All of the data should be output character for character, except the pictures.

#####

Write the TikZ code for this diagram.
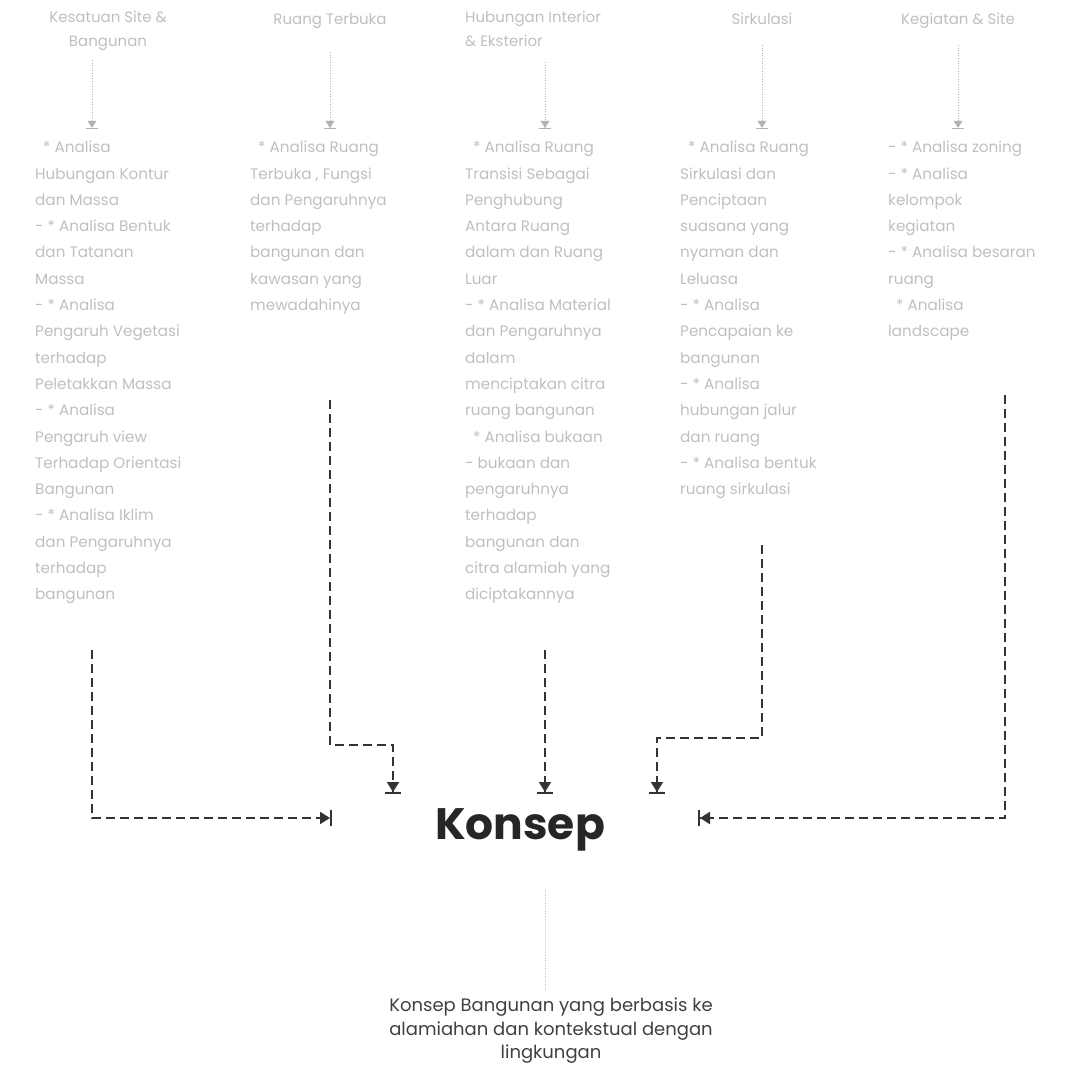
\documentclass[tikz,border=0pt]{standalone}
\usepackage{fontspec}
\setmainfont{Poppins}
\usetikzlibrary{arrows.meta}
\begin{document}
\begin{tikzpicture}[x=1pt,y=-1pt,
  body/.style={anchor=north west, inner sep=0pt, align=left, font=\fontsize{15.2}{26.3}\selectfont, text=gray!50},
  head/.style={anchor=north, inner sep=0pt, align=center, font=\fontsize{15}{24}\selectfont, text=gray!50},
  thin/.style={gray!60, line width=0.6pt, dotted, -{Triangle[length=7pt,width=9pt]Bar[width=12pt,line width=1.2pt]}},
  conn/.style={black!80, line width=1.8pt, dash pattern=on 9pt off 5pt},
  tipd/.style={-{Triangle[length=10pt,width=12pt]Bar[width=16pt,line width=2pt]}}]
\useasboundingbox (0,0) rectangle (1072,1069);
% headers
\node[head] (h1) at (108,11) {Kesatuan Site \&\\Bangunan};
\node[head] (h2) at (330,13) {Ruang Terbuka};
\node[head, anchor=north west, align=left] (h3) at (465,11) {Hubungan Interior\\\& Eksterior};
\node[head] (h4) at (762,13) {Sirkulasi};
\node[head] (h5) at (958,13) {Kegiatan \& Site};
% bodies
\node[body] (b1) at (35,141) {\hspace*{8pt}* Analisa\\Hubungan Kontur\\dan Massa\\- * Analisa Bentuk\\dan Tatanan\\Massa\\- * Analisa\\Pengaruh Vegetasi\\terhadap\\Peletakkan Massa\\- * Analisa\\Pengaruh view\\Terhadap Orientasi\\Bangunan\\- * Analisa Iklim\\dan Pengaruhnya\\terhadap\\bangunan};
\node[body] (b2) at (250,141) {\hspace*{8pt}* Analisa Ruang\\Terbuka , Fungsi\\dan Pengaruhnya\\terhadap\\bangunan dan\\kawasan yang\\mewadahinya};
\node[body] (b3) at (465,141) {\hspace*{8pt}* Analisa Ruang\\Transisi Sebagai\\Penghubung\\Antara Ruang\\dalam dan Ruang\\Luar\\- * Analisa Material\\dan Pengaruhnya\\dalam\\menciptakan citra\\ruang bangunan\\\hspace*{8pt}* Analisa bukaan\\- bukaan dan\\pengaruhnya\\terhadap\\bangunan dan\\citra alamiah yang\\diciptakannya};
\node[body] (b4) at (680,141) {\hspace*{8pt}* Analisa Ruang\\Sirkulasi dan\\Penciptaan\\suasana yang\\nyaman dan\\Leluasa\\- * Analisa\\Pencapaian ke\\bangunan\\- * Analisa\\hubungan jalur\\dan ruang\\- * Analisa bentuk\\ruang sirkulasi};
\node[body] (b5) at (888,141) {- * Analisa zoning\\- * Analisa\\kelompok\\kegiatan\\- * Analisa besaran\\ruang\\\hspace*{8pt}* Analisa\\landscape};
% center
\node[inner sep=0pt, font=\fontsize{44}{50}\selectfont\bfseries, text=black!85] (k) at (520,830) {Konsep};
\node[inner sep=0pt, align=center, font=\fontsize{18}{23.5}\selectfont, text=black!75] (f) at (551,1031) {Konsep Bangunan yang berbasis ke\\alamiahan dan kontekstual dengan\\lingkungan};
% header connectors
\coordinate (t1) at (92,60); \coordinate (a1) at (92,129);
\coordinate (t2) at (330,52); \coordinate (a2) at (330,129);
\coordinate (t3) at (545,62); \coordinate (a3) at (545,129);
\coordinate (t4) at (762,45); \coordinate (a4) at (762,129);
\coordinate (t5) at (958,45); \coordinate (a5) at (958,129);
\foreach \i in {1,...,5} {\draw[thin] (t\i) -- (a\i);}
% main connectors
\coordinate (s1) at (92,650); \coordinate (e1) at (332,818);
\draw[conn, tipd] (s1) |- (e1);
\coordinate (s2) at (330,400); \coordinate (m2) at (393,745); \coordinate (e2) at (393,794);
\draw[conn, tipd] (s2) |- (m2) -- (e2);
\coordinate (s3) at (545,650); \coordinate (e3) at (545,794);
\draw[conn, tipd] (s3) -- (e3);
\coordinate (s4) at (762,545); \coordinate (m4) at (657,738); \coordinate (e4) at (657,794);
\draw[conn, tipd] (s4) |- (m4) -- (e4);
\coordinate (s5) at (1005,395); \coordinate (e5) at (698,818);
\draw[conn, tipd, line width=2.2pt] (s5) |- (e5);
% bottom
\coordinate (bt) at (545,890); \coordinate (bb) at (545,990);
\draw[gray!50, line width=0.6pt, dotted] (bt) -- (bb);
\end{tikzpicture}
\end{document}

#####

Solution to this task:
Write the TikZ code for this diagram.
\documentclass[tikz,border=0pt]{standalone}
\usepackage{fontspec}
\setmainfont{Poppins}
\usetikzlibrary{arrows.meta}
\begin{document}
\begin{tikzpicture}[x=1pt,y=-1pt,
  body/.style={anchor=north west, inner sep=0pt, align=left, font=\fontsize{15.2}{26.3}\selectfont, text=gray!50},
  head/.style={anchor=north, inner sep=0pt, align=center, font=\fontsize{15}{24}\selectfont, text=gray!50},
  thin/.style={gray!60, line width=0.6pt, dotted, -{Triangle[length=7pt,width=9pt]Bar[width=12pt,line width=1.2pt]}},
  conn/.style={black!80, line width=1.8pt, dash pattern=on 9pt off 5pt},
  tipd/.style={-{Triangle[length=10pt,width=12pt]Bar[width=16pt,line width=2pt]}}]
\useasboundingbox (0,0) rectangle (1072,1069);
% headers
\node[head] (h1) at (108,11) {Kesatuan Site \&\\Bangunan};
\node[head] (h2) at (330,13) {Ruang Terbuka};
\node[head, anchor=north west, align=left] (h3) at (465,11) {Hubungan Interior\\\& Eksterior};
\node[head] (h4) at (762,13) {Sirkulasi};
\node[head] (h5) at (958,13) {Kegiatan \& Site};
% bodies
\node[body] (b1) at (35,141) {\hspace*{8pt}* Analisa\\Hubungan Kontur\\dan Massa\\- * Analisa Bentuk\\dan Tatanan\\Massa\\- * Analisa\\Pengaruh Vegetasi\\terhadap\\Peletakkan Massa\\- * Analisa\\Pengaruh view\\Terhadap Orientasi\\Bangunan\\- * Analisa Iklim\\dan Pengaruhnya\\terhadap\\bangunan};
\node[body] (b2) at (250,141) {\hspace*{8pt}* Analisa Ruang\\Terbuka , Fungsi\\dan Pengaruhnya\\terhadap\\bangunan dan\\kawasan yang\\mewadahinya};
\node[body] (b3) at (465,141) {\hspace*{8pt}* Analisa Ruang\\Transisi Sebagai\\Penghubung\\Antara Ruang\\dalam dan Ruang\\Luar\\- * Analisa Material\\dan Pengaruhnya\\dalam\\menciptakan citra\\ruang bangunan\\\hspace*{8pt}* Analisa bukaan\\- bukaan dan\\pengaruhnya\\terhadap\\bangunan dan\\citra alamiah yang\\diciptakannya};
\node[body] (b4) at (680,141) {\hspace*{8pt}* Analisa Ruang\\Sirkulasi dan\\Penciptaan\\suasana yang\\nyaman dan\\Leluasa\\- * Analisa\\Pencapaian ke\\bangunan\\- * Analisa\\hubungan jalur\\dan ruang\\- * Analisa bentuk\\ruang sirkulasi};
\node[body] (b5) at (888,141) {- * Analisa zoning\\- * Analisa\\kelompok\\kegiatan\\- * Analisa besaran\\ruang\\\hspace*{8pt}* Analisa\\landscape};
% center
\node[inner sep=0pt, font=\fontsize{44}{50}\selectfont\bfseries, text=black!85] (k) at (520,830) {Konsep};
\node[inner sep=0pt, align=center, font=\fontsize{18}{23.5}\selectfont, text=black!75] (f) at (551,1031) {Konsep Bangunan yang berbasis ke\\alamiahan dan kontekstual dengan\\lingkungan};
% header connectors
\coordinate (t1) at (92,60); \coordinate (a1) at (92,129);
\coordinate (t2) at (330,52); \coordinate (a2) at (330,129);
\coordinate (t3) at (545,62); \coordinate (a3) at (545,129);
\coordinate (t4) at (762,45); \coordinate (a4) at (762,129);
\coordinate (t5) at (958,45); \coordinate (a5) at (958,129);
\foreach \i in {1,...,5} {\draw[thin] (t\i) -- (a\i);}
% main connectors
\coordinate (s1) at (92,650); \coordinate (e1) at (332,818);
\draw[conn, tipd] (s1) |- (e1);
\coordinate (s2) at (330,400); \coordinate (m2) at (393,745); \coordinate (e2) at (393,794);
\draw[conn, tipd] (s2) |- (m2) -- (e2);
\coordinate (s3) at (545,650); \coordinate (e3) at (545,794);
\draw[conn, tipd] (s3) -- (e3);
\coordinate (s4) at (762,545); \coordinate (m4) at (657,738); \coordinate (e4) at (657,794);
\draw[conn, tipd] (s4) |- (m4) -- (e4);
\coordinate (s5) at (1005,395); \coordinate (e5) at (698,818);
\draw[conn, tipd, line width=2.2pt] (s5) |- (e5);
% bottom
\coordinate (bt) at (545,890); \coordinate (bb) at (545,990);
\draw[gray!50, line width=0.6pt, dotted] (bt) -- (bb);
\end{tikzpicture}
\end{document}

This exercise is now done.